Now, about Chris Raschka's part. I picked up this book because I so thoroughly enjoyed his earlier book "Yo! Yes?" which is written in huge letters, frequently with just one or two words per page. (Brevity is the soul of wit.) Like hooks in this book, he expresses a great deal with remarkably few simple words, so both are great early reader books, although they aren't advertised as such. The words are no more complex than what you find in many very early reader books, the most complicated words being ones with silent "e" like "inside" "outside" and "slide" - and maybe "groan" because you don't pronounce the "a". (The text in "Yo! Yes?" is even easier - it's a GREAT first book for a beginning reader.) If you think you're going to lose your mind if you have to suffer through one more insipid book about a dog and a frog on a log or a cat named Matt, this is for you.
Other reviewers commented that the pictures are "ugly" and unappealing. Well, yeah, I think that was kind of the *point* guys - to visually express the feeling of being somewhat out of control.
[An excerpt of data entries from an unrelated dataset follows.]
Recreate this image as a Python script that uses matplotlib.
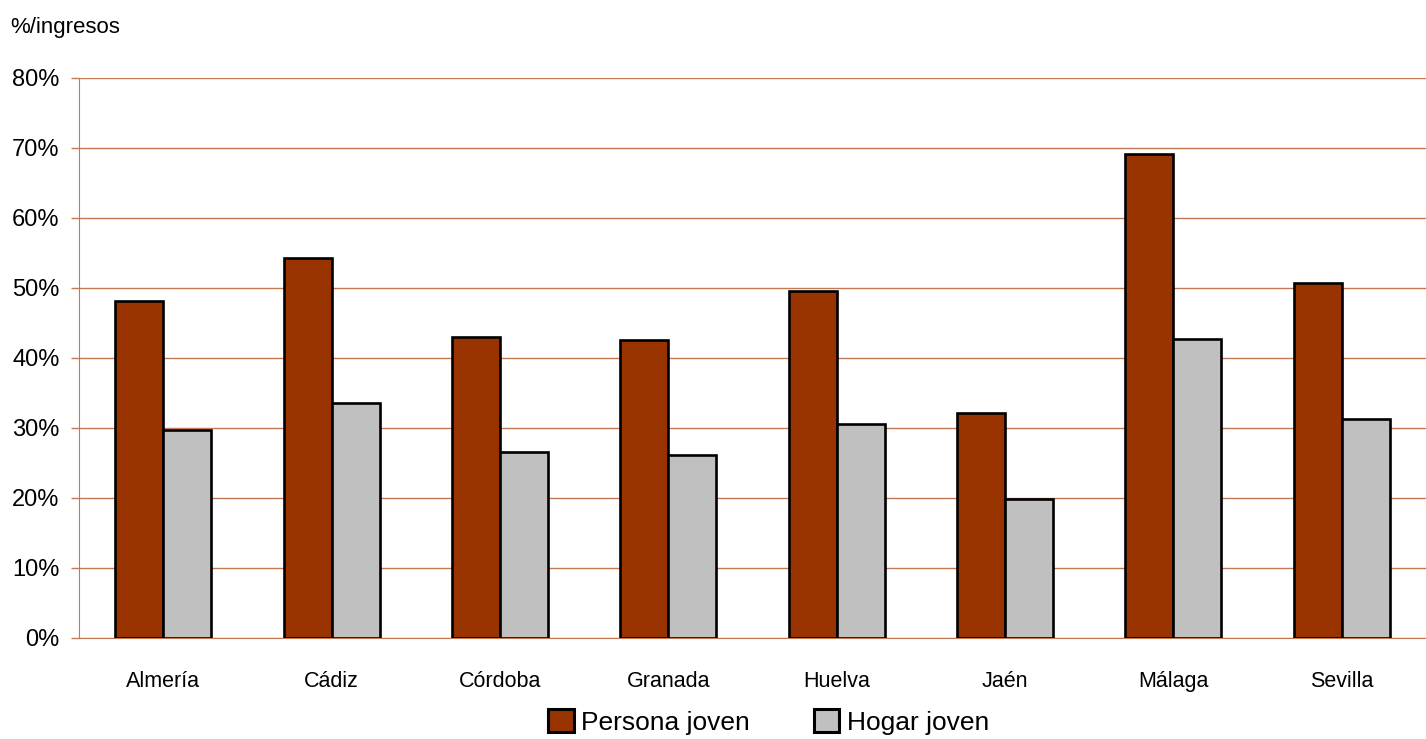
import matplotlib
matplotlib.use("Agg")
import matplotlib.pyplot as plt
import numpy as np
from matplotlib import font_manager

categories = ["Almería", "Cádiz", "Córdoba", "Granada", "Huelva", "Jaén", "Málaga", "Sevilla"]
persona = [48.1, 54.3, 43.0, 42.6, 49.6, 32.1, 69.1, 50.7]
hogar = [29.7, 33.6, 26.6, 26.1, 30.6, 19.9, 42.7, 31.3]
series_names = ["Persona joven", "Hogar joven"]
yticks = [0, 10, 20, 30, 40, 50, 60, 70, 80]

names = {f.name for f in font_manager.fontManager.ttflist}
fam = ["Liberation Sans Narrow", "DejaVu Sans"] if "Liberation Sans Narrow" in names else ["Liberation Sans", "DejaVu Sans"]
plt.rcParams['font.family'] = fam

grid_c = "#C27A55"
fig = plt.figure(figsize=(14.26, 7.39), dpi=100)
ax = fig.add_axes([79/1426, 101/739, 1 - 79/1426, 560/739])

x = np.arange(len(categories))
w = 0.285
ax.bar(x - w/2, persona, w, color="#993300", edgecolor="black", linewidth=1.9, zorder=3, label=series_names[0])
ax.bar(x + w/2, hogar, w, color="#C0C0C0", edgecolor="black", linewidth=1.9, zorder=3, label=series_names[1])

ax.set_xlim(-0.5, len(categories) - 0.5)
ax.set_ylim(0, 80)
ax.set_yticks(yticks)
ax.set_yticklabels([f"{v}%" for v in yticks], fontsize=17)
ax.set_xticks(x)
ax.set_xticklabels(categories, fontsize=15.5)
ax.tick_params(axis='x', length=0, pad=24)
ax.tick_params(axis='y', length=6, color=grid_c, width=1, pad=8)
ax.yaxis.grid(True, color=grid_c, linewidth=1, zorder=0)
ax.set_axisbelow(True)
for s in ["top", "right"]:
    ax.spines[s].set_visible(False)
ax.spines["left"].set_color(grid_c)
ax.spines["bottom"].set_color(grid_c)

fig.text(10/1426, 1 - 28/739, "%/ingresos", fontsize=16, va="center", ha="left")

leg = fig.legend(loc="center", bbox_to_anchor=(0.539, 1 - 722/739), ncol=2, frameon=False,
                 fontsize=19, handlelength=0.95, handleheight=0.95, columnspacing=2.4, handletextpad=0.3)
for h in leg.legend_handles:
    h.set_linewidth(2.2)

fig.savefig("out.png", dpi=100)
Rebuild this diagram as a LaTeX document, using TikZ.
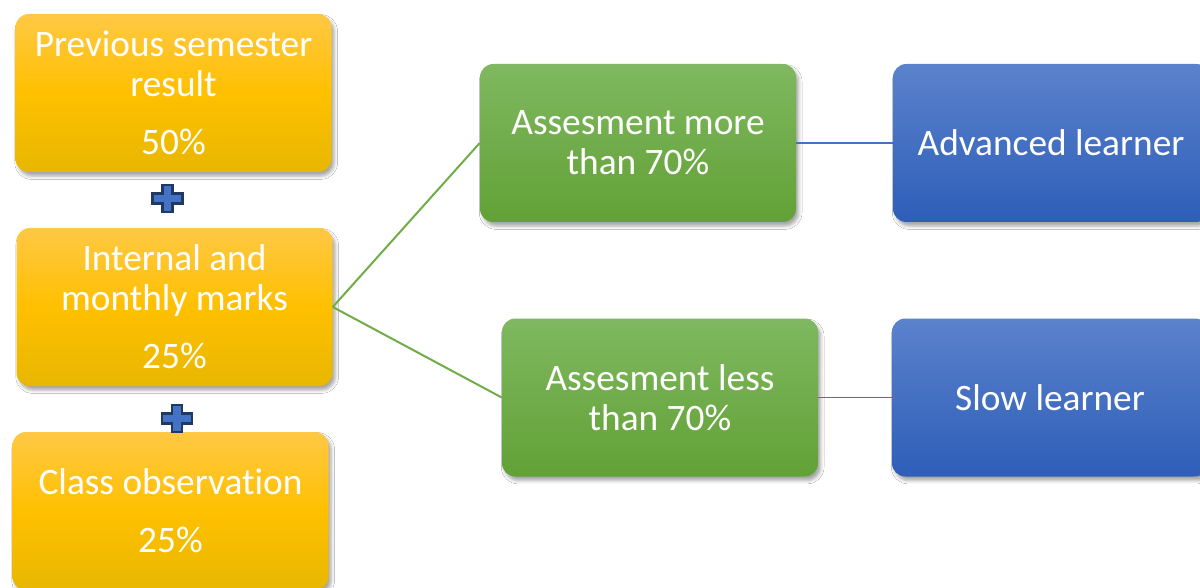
\documentclass[tikz,border=0pt]{standalone}
\usepackage{fontspec}
\setmainfont[Ligatures=NoCommon]{Carlito}
\usetikzlibrary{shadows.blur}
\definecolor{ytop}{HTML}{FFC845}
\definecolor{ymid}{HTML}{FFC000}
\definecolor{ybot}{HTML}{E8B700}
\definecolor{gtop}{HTML}{7FB860}
\definecolor{gbot}{HTML}{62A136}
\definecolor{btop}{HTML}{5B82CC}
\definecolor{bbot}{HTML}{2E5EB8}
\definecolor{gline}{HTML}{70AD47}
\definecolor{bline}{HTML}{4472C4}
\definecolor{plusfill}{HTML}{4472C4}
\definecolor{plusdraw}{HTML}{1F3864}
\begin{document}
\begin{tikzpicture}[x=0.75pt,y=-0.75pt,
  box/.style={rounded corners=10pt, minimum width=237pt, minimum height=118.5pt,
    align=center, text=white, font=\fontsize{28}{30}\selectfont, inner sep=0pt,
    blur shadow={shadow xshift=2pt, shadow yshift=-3pt, shadow blur radius=2.5pt, shadow opacity=35}},
  ybox/.style={box, top color=ytop, bottom color=ybot, middle color=ymid},
  gbox/.style={box, top color=gtop, bottom color=gbot},
  bbox/.style={box, top color=btop, bottom color=bbot},
  gconn/.style={draw=gline, line width=1.5pt},
  bconn/.style={draw=bline, line width=1.3pt},
  plussign/.pic={
    \draw[fill=plusfill, draw=plusdraw, line width=1.6pt, line join=miter]
      (-5,-13.5) -- (5,-13.5) -- (5,-5) -- (15,-5) -- (15,5) -- (5,5) -- (5,13.5)
      -- (-5,13.5) -- (-5,5) -- (-15,5) -- (-15,-5) -- (-5,-5) -- cycle;
  }
]
\useasboundingbox (0,0) rectangle (1200,588);
\clip (0,0) rectangle (1200,588);
\fill[white] (0,0) rectangle (1200,588);

\node[ybox] (prev) at (173.5,93) {Previous semester\\result\\[13.5pt]50\%};
\node[ybox] (intl) at (174.5,307) {Internal and\\monthly marks\\[13.5pt]25\%};
\node[ybox] (obs) at (170.5,511) {Class observation\\[13.5pt]25\%};

\pic at (167.5,198.5) {plussign};
\pic at (177,418.5) {plussign};

\node[gbox] (more) at (638,143) {Assesment more\\than 70\%};
\node[gbox] (less) at (660,397.5) {Assesment less\\than 70\%};

\node[bbox] (adv) at (1051,143) {Advanced learner};
\node[bbox] (slow) at (1050,397.5) {Slow learner};

\draw[gconn] (intl.east) -- (more.west);
\draw[gconn] (intl.east) -- (less.west);
\draw[bconn] (more.east) -- (adv.west);
\draw[bconn] (less.east) -- (slow.west);
\end{tikzpicture}
\end{document}
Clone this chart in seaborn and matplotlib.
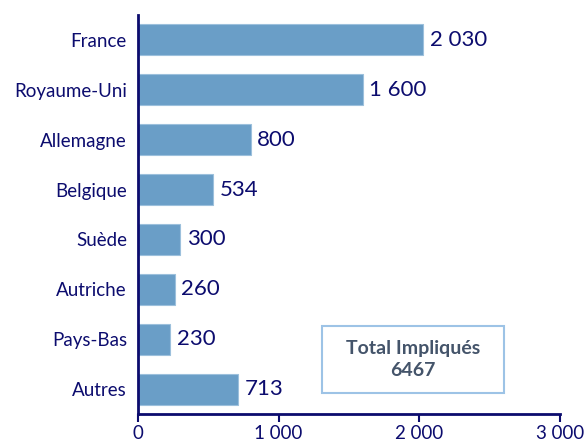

Didn't we get past the bit about all art having to be "more beautiful than real life" about a hundred years ago? C'mon! True, the illustrations in this book don't look like Jan Brett's or even Maurice Sendak's. I like both of them, too, but this is different - it's SUPPOSED to be different. (For that matter, "Where the Wild Things Are," although quite wonderful, does scare pants off some little kids.)
This book isn't just "well-intentioned," it's very well-executed, too, IMHO.